I was never encouraged to go into a wooded park to play so the thought of it was scary and unfamiliar. They seemed dangerous and uninviting. I have always loved to walk long distances and have been an avid runner for many years. I began hiking with others over 30 years ago. However, over the last 20 years I have encouraged myself to walk and hike in wooded areas alone.

I have “an idea” that I should be afraid to be alone in this house.

I am excited and delighted to be alone in this beautiful house that I created and designed.

I feel in awe of the things that I do and the way I have overcome so many false beliefs from my childhood.

I can sit home alone in Northport without any interactions with others for days. So what is the difference between the two? Because I am in a neighborhood there? Because I can walk out my door and hear cars and know people are very close? Because I can get in my car and drive a few minutes or even walk to a store or restaurant? And here I am 35 miles to the nearest town. At least a 10 minute walk to the nearest person or house and that would not be a walk at night because there are bears, coyote and mountain lions. It would actually take me longer to drive to a house because walking would mean I would go as “the crow flies” and not on a road. 

I say to myself… so this is why you feel the way you do. It is logical! I can convince myself that my fears are logical. But as I write this I don’t really feel that afraid or fearful. I feel the silence welcoming me into it’s arms. Caressing me with its expansive warmth and space. Allowing for anything to be revealed and explored. 

It is the illusion of how people and activity can give the feeling of safety. But I am safe inside my own skin. I am safe and protected inside my own being. I am OK inside this dwelling that I created. My body or this house or both?

It is the child boogie man thoughts that want to come and grab hold of me and drag me down that path of fear. I will not let them take hold of me. 

People that live in this community full time have said to me… you stay in your home without a gun? At first I found humor in that statement. Then it scared me and then it confused me. What I eventually found out is they meant it more for animals than for people. I think?  But they do like their guns and I don’t think they break it down this way~Guns for protection from people or animals. It’s just a simple statement  “You need a gun in your home.” That concept freaks me out! One year I did try to learn to shoot a gun.
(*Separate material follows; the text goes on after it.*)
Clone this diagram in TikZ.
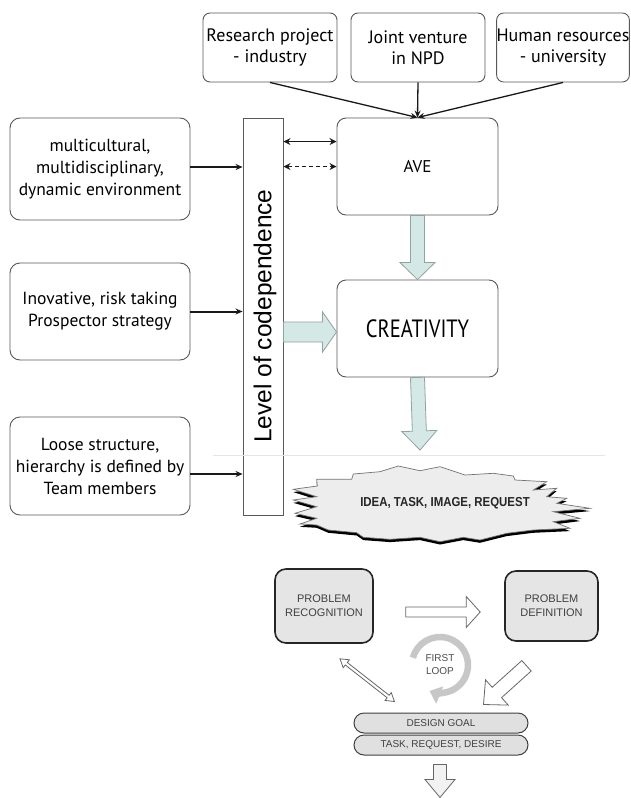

That freaked me out just as much as the thought of having a gun in my home or carrying a gun. 

So I will sit in my home here in the mountains of Colorado and feel some fear about the darkness, the animals, the woods and allow for this to move through me while I rejoice in the experience of sitting in my home here in the mountains of Colorado without a gun while feeling safe, secure, curious and in love with my life and my accomplishments.